▶ _EXERCISE BRIEF_
Every line containing the word "Apache" needs to be found and copied.

Begin DATA TO USE

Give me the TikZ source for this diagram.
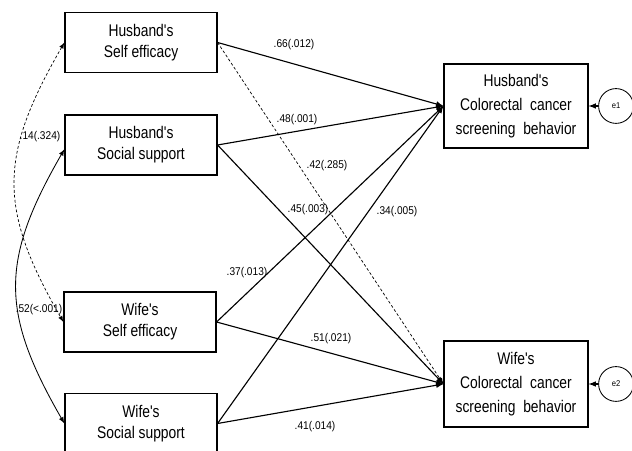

End DATA TO USE
Begin DATA TO USE

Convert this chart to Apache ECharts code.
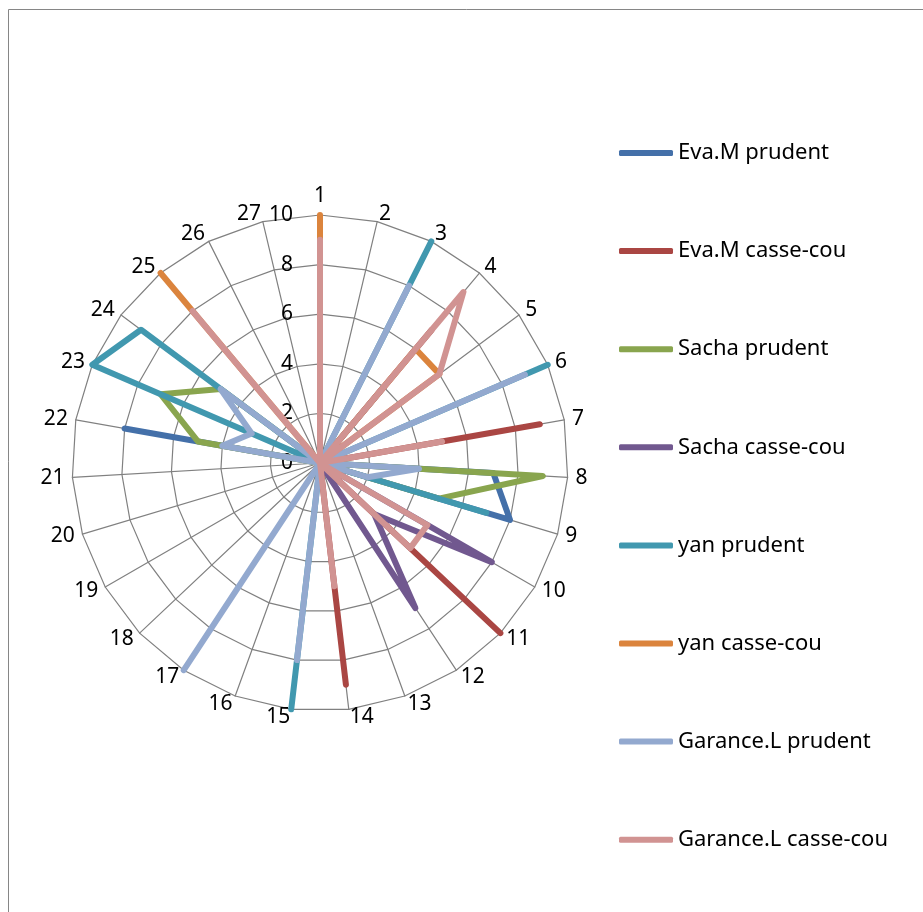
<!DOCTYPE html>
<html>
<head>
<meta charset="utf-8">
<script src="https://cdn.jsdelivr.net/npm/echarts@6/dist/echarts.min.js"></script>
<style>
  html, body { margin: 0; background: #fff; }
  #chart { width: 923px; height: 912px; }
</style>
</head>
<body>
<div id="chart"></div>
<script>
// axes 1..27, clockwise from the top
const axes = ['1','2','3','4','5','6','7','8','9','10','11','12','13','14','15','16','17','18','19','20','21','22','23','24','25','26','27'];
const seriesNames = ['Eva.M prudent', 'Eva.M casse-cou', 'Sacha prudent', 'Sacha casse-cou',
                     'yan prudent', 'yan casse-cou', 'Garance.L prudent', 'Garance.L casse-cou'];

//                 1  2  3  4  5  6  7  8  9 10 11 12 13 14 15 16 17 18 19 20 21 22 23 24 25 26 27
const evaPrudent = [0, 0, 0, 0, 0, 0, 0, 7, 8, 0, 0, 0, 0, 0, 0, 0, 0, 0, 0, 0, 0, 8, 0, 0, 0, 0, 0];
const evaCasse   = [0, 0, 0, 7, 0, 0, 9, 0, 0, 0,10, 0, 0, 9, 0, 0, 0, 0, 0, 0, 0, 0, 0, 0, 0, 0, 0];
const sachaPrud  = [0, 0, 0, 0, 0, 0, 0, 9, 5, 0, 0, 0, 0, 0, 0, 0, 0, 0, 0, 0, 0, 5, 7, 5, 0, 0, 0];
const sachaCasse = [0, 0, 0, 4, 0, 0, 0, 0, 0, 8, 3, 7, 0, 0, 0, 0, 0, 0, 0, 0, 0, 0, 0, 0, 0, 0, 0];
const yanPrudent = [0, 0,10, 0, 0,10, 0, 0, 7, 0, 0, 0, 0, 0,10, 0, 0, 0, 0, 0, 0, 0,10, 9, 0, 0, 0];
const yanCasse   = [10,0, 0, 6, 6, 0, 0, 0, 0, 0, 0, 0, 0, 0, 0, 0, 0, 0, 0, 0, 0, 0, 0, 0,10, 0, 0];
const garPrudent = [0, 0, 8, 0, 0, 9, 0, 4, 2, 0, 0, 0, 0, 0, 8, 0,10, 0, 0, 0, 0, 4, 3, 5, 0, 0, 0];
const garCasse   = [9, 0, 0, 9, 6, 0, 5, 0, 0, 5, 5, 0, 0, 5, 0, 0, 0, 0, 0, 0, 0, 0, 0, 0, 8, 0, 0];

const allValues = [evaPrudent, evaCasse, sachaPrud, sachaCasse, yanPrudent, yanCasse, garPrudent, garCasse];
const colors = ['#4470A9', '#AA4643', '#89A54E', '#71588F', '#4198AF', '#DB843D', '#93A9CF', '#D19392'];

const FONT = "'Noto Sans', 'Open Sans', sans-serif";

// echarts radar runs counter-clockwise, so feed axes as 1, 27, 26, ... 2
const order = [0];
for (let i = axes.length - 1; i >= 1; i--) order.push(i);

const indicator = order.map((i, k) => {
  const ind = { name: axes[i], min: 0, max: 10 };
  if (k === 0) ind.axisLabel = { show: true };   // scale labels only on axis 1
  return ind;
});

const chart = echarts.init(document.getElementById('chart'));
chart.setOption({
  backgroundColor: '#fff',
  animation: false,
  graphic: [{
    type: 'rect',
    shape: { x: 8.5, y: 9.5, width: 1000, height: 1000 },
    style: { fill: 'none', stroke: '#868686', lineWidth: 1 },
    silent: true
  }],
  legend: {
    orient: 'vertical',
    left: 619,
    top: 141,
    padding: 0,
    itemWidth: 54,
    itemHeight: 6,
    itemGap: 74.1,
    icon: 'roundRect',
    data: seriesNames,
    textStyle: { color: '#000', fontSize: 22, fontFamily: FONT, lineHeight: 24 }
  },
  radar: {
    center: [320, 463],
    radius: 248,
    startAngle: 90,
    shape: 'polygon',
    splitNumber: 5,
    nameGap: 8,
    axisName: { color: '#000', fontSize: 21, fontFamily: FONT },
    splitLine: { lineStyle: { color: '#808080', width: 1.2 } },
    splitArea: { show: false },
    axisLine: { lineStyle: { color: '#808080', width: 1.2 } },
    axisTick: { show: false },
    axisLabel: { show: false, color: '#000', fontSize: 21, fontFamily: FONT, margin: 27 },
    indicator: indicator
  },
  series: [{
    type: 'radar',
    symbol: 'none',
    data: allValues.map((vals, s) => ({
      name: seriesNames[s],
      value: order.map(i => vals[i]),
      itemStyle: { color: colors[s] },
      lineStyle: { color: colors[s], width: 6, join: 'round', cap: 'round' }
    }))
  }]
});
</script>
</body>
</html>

End DATA TO USE
Begin DATA TO USE

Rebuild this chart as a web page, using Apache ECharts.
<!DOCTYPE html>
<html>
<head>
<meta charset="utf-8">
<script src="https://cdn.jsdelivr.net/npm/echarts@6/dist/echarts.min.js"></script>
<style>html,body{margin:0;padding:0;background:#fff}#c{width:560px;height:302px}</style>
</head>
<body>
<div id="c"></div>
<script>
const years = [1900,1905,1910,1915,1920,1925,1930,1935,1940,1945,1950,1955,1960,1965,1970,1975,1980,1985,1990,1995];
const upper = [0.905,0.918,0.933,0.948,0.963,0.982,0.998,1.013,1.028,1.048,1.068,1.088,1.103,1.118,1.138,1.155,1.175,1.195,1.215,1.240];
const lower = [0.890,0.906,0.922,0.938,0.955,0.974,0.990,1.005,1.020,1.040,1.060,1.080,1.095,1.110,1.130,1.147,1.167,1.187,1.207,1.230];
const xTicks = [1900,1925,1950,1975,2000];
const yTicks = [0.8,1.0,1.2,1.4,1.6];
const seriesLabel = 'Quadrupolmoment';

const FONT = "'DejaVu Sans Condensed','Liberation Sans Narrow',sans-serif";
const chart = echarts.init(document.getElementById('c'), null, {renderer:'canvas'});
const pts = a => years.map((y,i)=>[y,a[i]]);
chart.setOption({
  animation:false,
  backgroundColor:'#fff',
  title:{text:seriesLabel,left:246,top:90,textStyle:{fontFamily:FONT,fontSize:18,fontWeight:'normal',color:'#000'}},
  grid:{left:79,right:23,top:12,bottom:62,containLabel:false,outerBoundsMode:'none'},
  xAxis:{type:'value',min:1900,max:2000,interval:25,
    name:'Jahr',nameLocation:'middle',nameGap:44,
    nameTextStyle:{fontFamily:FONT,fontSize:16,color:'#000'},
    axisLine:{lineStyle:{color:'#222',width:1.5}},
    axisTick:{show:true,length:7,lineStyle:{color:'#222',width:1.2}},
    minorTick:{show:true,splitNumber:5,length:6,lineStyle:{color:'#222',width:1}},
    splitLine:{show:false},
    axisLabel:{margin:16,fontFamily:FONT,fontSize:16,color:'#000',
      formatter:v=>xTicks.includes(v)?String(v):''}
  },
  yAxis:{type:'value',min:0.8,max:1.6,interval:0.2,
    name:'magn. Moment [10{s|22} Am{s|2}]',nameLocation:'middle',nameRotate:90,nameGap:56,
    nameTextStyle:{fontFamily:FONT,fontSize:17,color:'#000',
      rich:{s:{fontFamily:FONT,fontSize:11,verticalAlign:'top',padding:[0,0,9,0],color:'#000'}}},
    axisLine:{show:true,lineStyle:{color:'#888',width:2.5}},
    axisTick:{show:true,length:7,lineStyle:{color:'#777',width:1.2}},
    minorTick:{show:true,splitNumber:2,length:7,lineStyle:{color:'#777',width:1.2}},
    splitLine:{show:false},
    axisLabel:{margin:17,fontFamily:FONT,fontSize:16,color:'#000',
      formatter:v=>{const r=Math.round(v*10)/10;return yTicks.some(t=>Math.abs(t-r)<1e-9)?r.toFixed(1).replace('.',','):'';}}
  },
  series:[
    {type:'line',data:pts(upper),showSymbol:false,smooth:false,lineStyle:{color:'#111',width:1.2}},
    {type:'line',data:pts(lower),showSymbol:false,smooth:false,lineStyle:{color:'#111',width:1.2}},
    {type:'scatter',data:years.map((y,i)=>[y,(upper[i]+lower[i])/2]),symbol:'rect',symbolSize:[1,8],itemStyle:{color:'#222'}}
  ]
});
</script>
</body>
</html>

End DATA TO USE

▶ _COMPLETE OUTPUT_
Convert this chart to Apache ECharts code.
Rebuild this chart as a web page, using Apache ECharts.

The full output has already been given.